A day after learning that he’ll receive a $1 million settlement from the state, Fred Clay treated it like just another work day — punching the clock at a metal shop in Lowell where he grinds aviation parts.

The settlement with Clay is the highest amount allowed under a new state law, and it is meant to compensate him for the almost 38 years he was wrongfully locked up in Massachusetts’ prisons.

“I’m happy about it, but at the same time it doesn't replace 38 years out of my life,” Clay said. "I'm not relying on the money. I'm still trying to take care of myself the way I know how — which is to work.”

He plans to keep the $14-an-hour job that he landed a year ago. By the time Clay pays his lawyers, he will see about $750,000 of the settlement.

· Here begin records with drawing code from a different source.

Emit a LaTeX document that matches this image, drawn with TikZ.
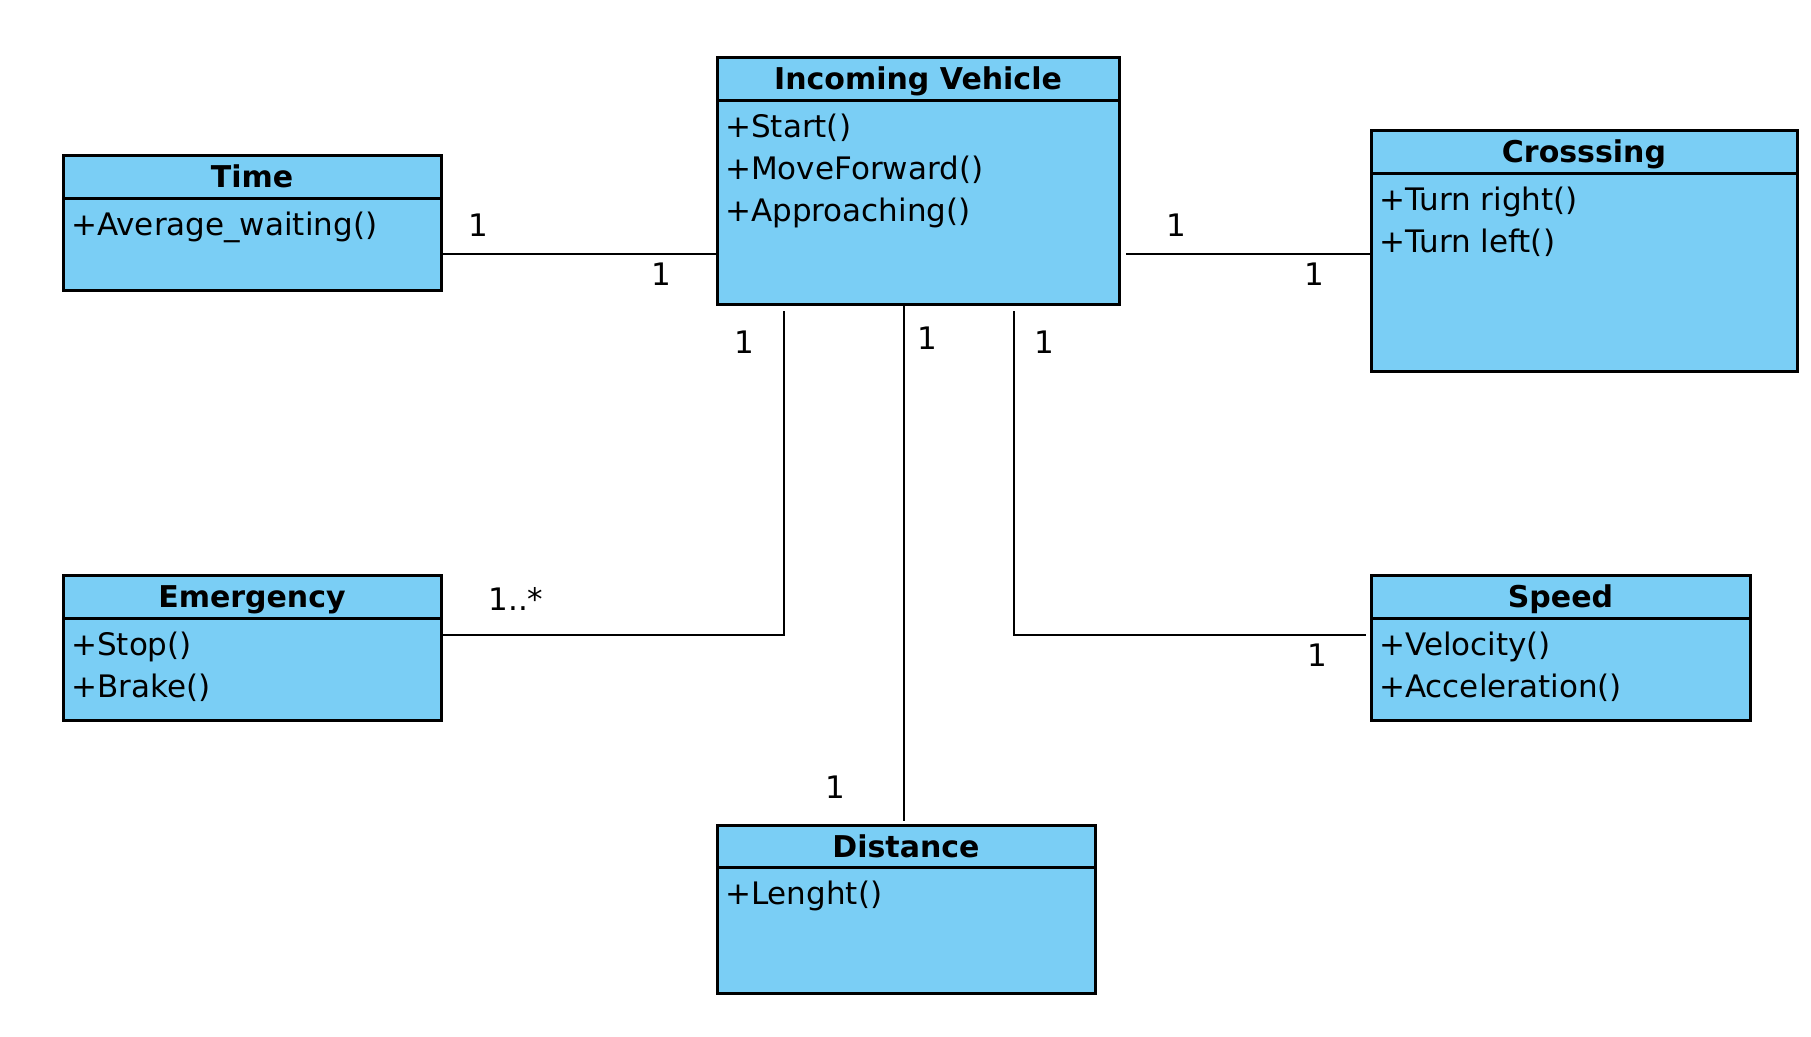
\documentclass[tikz,border=0pt]{standalone}
\usepackage{fontspec}
\setmainfont{DejaVu Sans}
\usetikzlibrary{positioning}
\definecolor{classblue}{RGB}{122,206,245}
\tikzset{
 classhead/.style={
 rectangle,
 draw=black,
 fill=classblue,
 line width=3pt,
 anchor=north west,
 inner sep=0pt,
 outer sep=0pt,
 minimum height=43pt,
 text height=24pt,
 text depth=2pt,
 font=\fontsize{30}{36}\selectfont\bfseries
 },
 classbody/.style={
 rectangle,
 draw=black,
 fill=classblue,
 line width=3pt,
 inner sep=0pt,
 outer sep=0pt
 },
 methods/.style={
 anchor=north west,
 inner sep=0pt,
 align=left,
 font=\fontsize{31}{42}\selectfont
 },
 mult/.style={inner sep=0pt, font=\fontsize{31}{36}\selectfont},
 assoc/.style={line width=2.6pt, draw=black}
}

\begin{document}
\begin{tikzpicture}[x=1pt, y=-1pt]
 \useasboundingbox (0,0) rectangle (1811,1036);

 % classes
 \node[classhead, minimum width=402pt] (vehh) at (717,57) {Incoming Vehicle};
 \node[classbody, below=0pt of vehh, minimum width=402pt, minimum height=204pt] (vehb) {};
 \node[methods] (vehm) at ([xshift=8pt, yshift=-14pt]vehb.north west) {+Start()\\+MoveForward()\\+Approaching()};

 \node[classhead, minimum width=378pt] (timeh) at (63,155) {Time};
 \node[classbody, below=0pt of timeh, minimum width=378pt, minimum height=92pt] (timeb) {};
 \node[methods] (timem) at ([xshift=8pt, yshift=-14pt]timeb.north west) {+Average\_waiting()};

 \node[classhead, minimum width=426pt] (crossh) at (1371,130) {Crosssing};
 \node[classbody, below=0pt of crossh, minimum width=426pt, minimum height=198pt] (crossb) {};
 \node[methods] (crossm) at ([xshift=8pt, yshift=-14pt]crossb.north west) {+Turn right()\\+Turn left()};

 \node[classhead, minimum width=378pt] (emergh) at (63,575) {Emergency};
 \node[classbody, below=0pt of emergh, minimum width=378pt, minimum height=102pt] (emergb) {};
 \node[methods] (emergm) at ([xshift=8pt, yshift=-14pt]emergb.north west) {+Stop()\\+Brake()};

 \node[classhead, minimum width=379pt] (speedh) at (1371,575) {Speed};
 \node[classbody, below=0pt of speedh, minimum width=379pt, minimum height=102pt] (speedb) {};
 \node[methods] (speedm) at ([xshift=8pt, yshift=-14pt]speedb.north west) {+Velocity()\\+Acceleration()};

 \node[classhead, minimum width=378pt, minimum height=42pt] (disth) at (717,825) {Distance};
 \node[classbody, below=0pt of disth, minimum width=378pt, minimum height=126pt] (distb) {};
 \node[methods] (distm) at ([xshift=8pt, yshift=-14pt]distb.north west) {+Lenght()};

 % associations
 \coordinate (lvlTop) at (0,254);
 \coordinate (crStart) at (1126,254);
 \coordinate (emTop) at (784,311);
 \coordinate (emBend) at (784,635);
 \coordinate (diTop) at (904,306);
 \coordinate (diEnd) at (904,821);
 \coordinate (spTop) at (1014,311);
 \coordinate (spBend) at (1014,635);
 \coordinate (spEnd) at (1366,635);

 \draw[assoc] (timeb.east |- lvlTop) -- (vehb.west |- lvlTop);
 \draw[assoc] (crStart) -- (crossb.west |- crStart);
 \draw[assoc] (emTop) -- (emBend) -- (emergb.east |- emBend);
 \draw[assoc] (diTop) -- (diEnd);
 \draw[assoc] (spTop) -- (spBend) -- (spEnd);

 % multiplicities
 \node[mult] (mTiA) at (478,225) {1};
 \node[mult] (mTiB) at (661,274) {1};
 \node[mult] (mCrA) at (1176,225) {1};
 \node[mult] (mCrB) at (1314,274) {1};
 \node[mult] (mEmA) at (744,342) {1};
 \node[mult] (mEmB) at (516,599) {1..*};
 \node[mult] (mDiA) at (927,338) {1};
 \node[mult] (mDiB) at (835,787) {1};
 \node[mult] (mSpA) at (1044,342) {1};
 \node[mult] (mSpB) at (1317,655) {1};
\end{tikzpicture}
\end{document}
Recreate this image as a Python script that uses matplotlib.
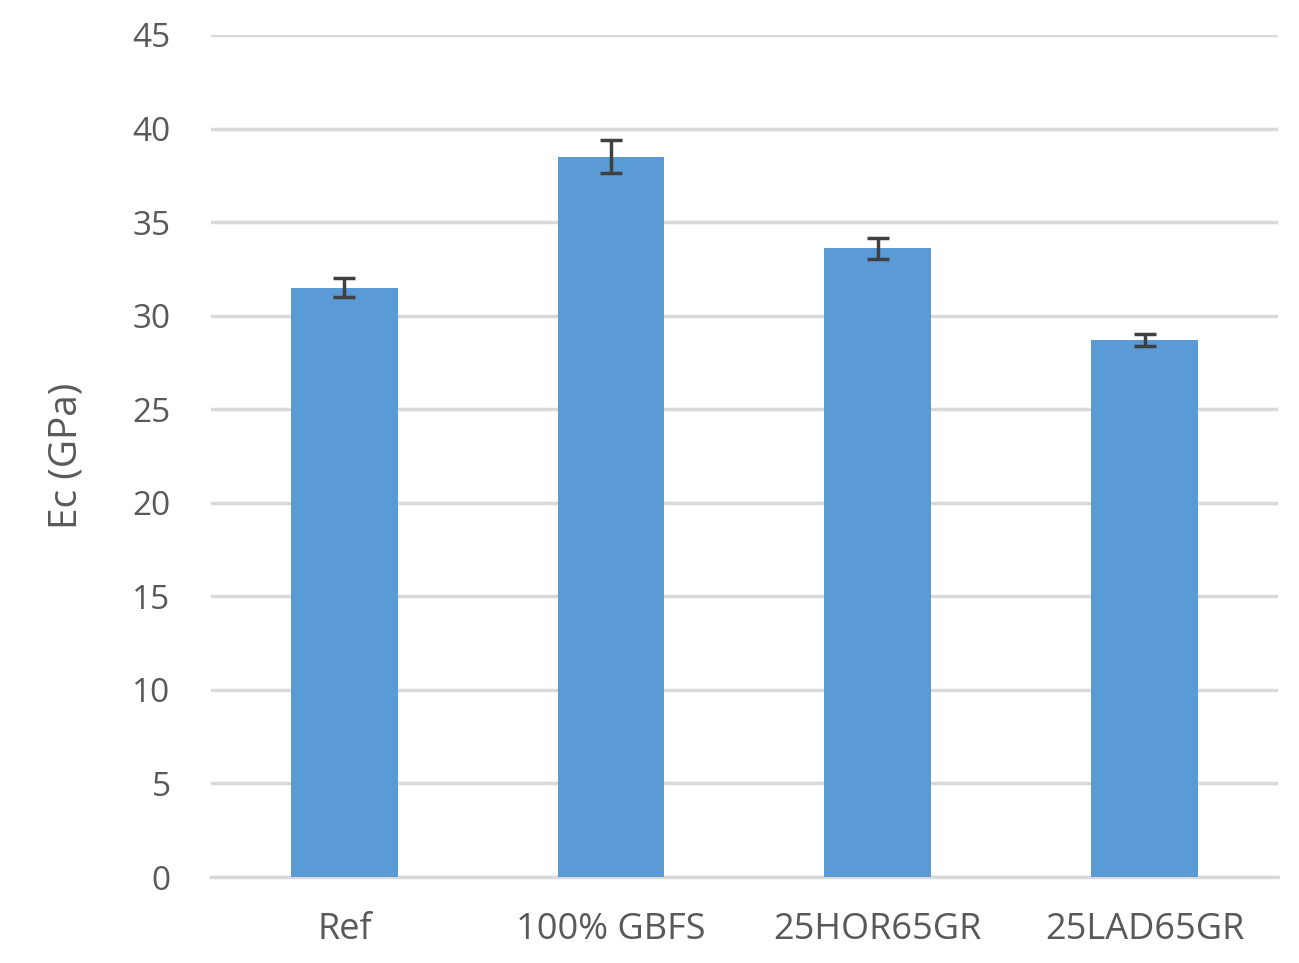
import matplotlib
matplotlib.use("Agg")
import matplotlib.pyplot as plt

categories = ["Ref", "100% GBFS", "25HOR65GR", "25LAD65GR"]
ec_values = [31.5, 38.5, 33.6, 28.7]
ec_errors = [0.5, 0.9, 0.55, 0.3]
y_ticks = [0, 5, 10, 15, 20, 25, 30, 35, 40, 45]

plt.rcParams['font.family'] = ['Open Sans', 'DejaVu Sans']

fig = plt.figure(figsize=(12.99, 9.63), dpi=100)
ax = fig.add_axes([0.1624, 0.0893, 0.8214, 0.8744])

x = range(len(categories))
ax.bar(x, ec_values, width=0.4, color="#5B9BD5", zorder=3,
       yerr=ec_errors, capsize=8,
       error_kw=dict(ecolor="#404040", elinewidth=2.5, capthick=2.5))

ax.set_xlim(-0.5, len(categories) - 0.5)
ax.set_ylim(0, 45)
ax.set_yticks(y_ticks)
ax.set_xticks(list(x))
ax.set_xticklabels(categories)
ax.grid(axis="y", color="#D9D9D9", linewidth=2.5, zorder=0)
ax.set_axisbelow(True)

for side in ["top", "right", "left"]:
    ax.spines[side].set_visible(False)
ax.spines["bottom"].set_color("#D9D9D9")
ax.spines["bottom"].set_linewidth(2.5)

ax.tick_params(axis="both", length=0, colors="#595959")
ax.tick_params(axis="y", labelsize=24, pad=29)
ax.tick_params(axis="x", labelsize=26, pad=25)
ax.set_ylabel("Ec (GPa)", fontsize=28, color="#595959", labelpad=34)

fig.savefig("out.png", dpi=100)
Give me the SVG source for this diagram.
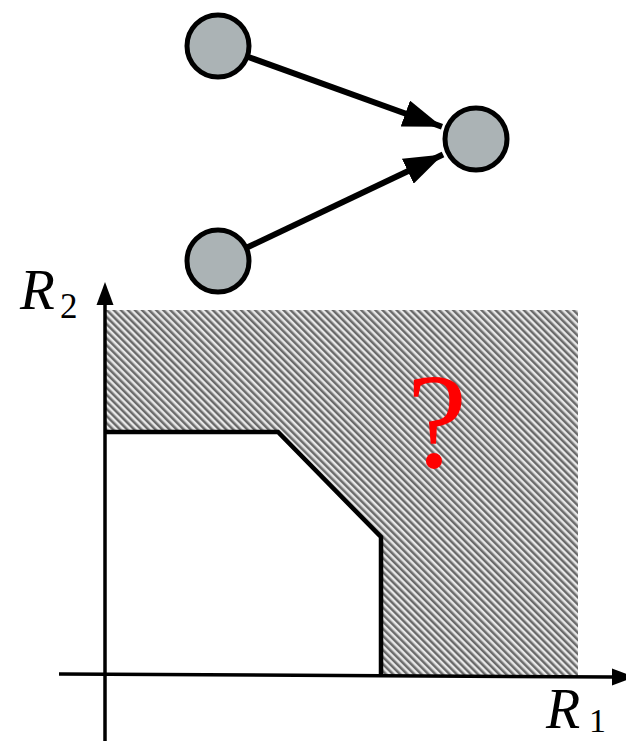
<svg xmlns="http://www.w3.org/2000/svg" width="626" height="741" viewBox="0 0 626 741">
<style>
.node{fill:#abb3b5;stroke:#000;stroke-width:5}
.edge{stroke:#000;stroke-width:6;fill:none}
.axis{stroke:#000;stroke-width:3.5;fill:none}
</style>
<defs>
<pattern id="hatch" width="5" height="5" patternUnits="userSpaceOnUse" patternTransform="rotate(-45)">
<rect width="5" height="5" fill="#e8e8e8"/>
<rect width="2.5" height="5" fill="#6a6a6a"/>
</pattern>
<marker id="ah" markerWidth="6.5" markerHeight="4.6" refX="6.5" refY="2.3" orient="auto" markerUnits="strokeWidth">
<path d="M0,0 L6.5,2.3 L0,4.6 Z" fill="#000"/>
</marker>
</defs>
<g id="region">
<rect x="105" y="310" width="473" height="366" fill="url(#hatch)"/>
<polygon points="105,432 278,432 381,537 381,676 105,676" fill="#fff"/>
</g>
<g id="connectors">
<line class="edge" x1="247" y1="56.5" x2="442" y2="126.8" marker-end="url(#ah)"/>
<line class="edge" x1="246" y1="248" x2="443" y2="154.5" marker-end="url(#ah)"/>
</g>
<g id="axes">
<line class="axis" x1="105" y1="741" x2="105" y2="303"/>
<polygon points="105,282 96.5,305 113.5,305" fill="#000"/>
<line class="axis" x1="59" y1="674" x2="614" y2="677"/>
<polygon points="635,677 612,668.5 612,685.5" fill="#000"/>
</g>
<g id="boundary">
<polyline points="105,432 278,432 381,537 381,677" fill="none" stroke="#000" stroke-width="4.5"/>
</g>
<g id="n1"><circle class="node" cx="218" cy="46" r="31"/></g>
<g id="n2"><circle class="node" cx="218" cy="261" r="31"/></g>
<g id="n3"><circle class="node" cx="476" cy="139" r="31"/></g>
<g id="labels">
<text x="20" y="309" font-size="57" font-style="italic" font-family="Liberation Serif, DejaVu Serif, serif" fill="#000">R</text>
<text x="60" y="318" font-size="35" font-family="Liberation Serif, DejaVu Serif, serif" fill="#000">2</text>
<text x="546" y="728" font-size="56" font-style="italic" font-family="Liberation Serif, DejaVu Serif, serif" fill="#000">R</text>
<text x="589" y="732" font-size="34" font-family="Liberation Serif, DejaVu Serif, serif" fill="#000">1</text>
<text x="437" y="467" font-size="136" text-anchor="middle" font-family="Liberation Serif, DejaVu Serif, serif" fill="#ff0000">?</text>
</g>
</svg>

Clay, who has always said he didn’t kill a Boston cab driver back in 1979, embraced the attorney general's statement that he is “clearly innocent.”

“To hear the attorney general put that into writing, it makes a big difference to me,” he said.

Clay was arrested in 1979, just weeks after turning 16, and charged with the first-degree murder of Jeffrey Boyajian. His conviction was based partly on testimony from a witness named Richard Dwyer, who identified Clay only after he had been put under hypnosis by a police detective.

Clay won his freedom in August 2017 after lawyers at the state’s Innocence Program convinced the Suffolk district attorney’s "conviction integrity program" and a superior court judge that the murder conviction was deeply flawed.

The attorney general’s settlement with Clay will expunge his criminal record and grant him free tuition at any state university or community college.

Clay said he’s considering more education, but his first goals will be looking for new housing in a few months and hiring a financial planner.

“I'm not like a big ball player (who) can get $28 million and then go broke. If people get that type of money and go broke, then $750,000, it’s like a penny,” said Clay. “I'm trying to keep that all that in mind.”

The settlement negotiated with the state attorney general’s office will mark the first time in Clay’s 17 months outside prison that he will receive any money from the state.

Clay’s case and the story of his struggle to find a good-paying job and decent housing over the last year prompted State Sen. Patricia Jehlen (D-Somerville) to press for new legislation that would provide immediate assistance to wrongfully convicted people released from prison.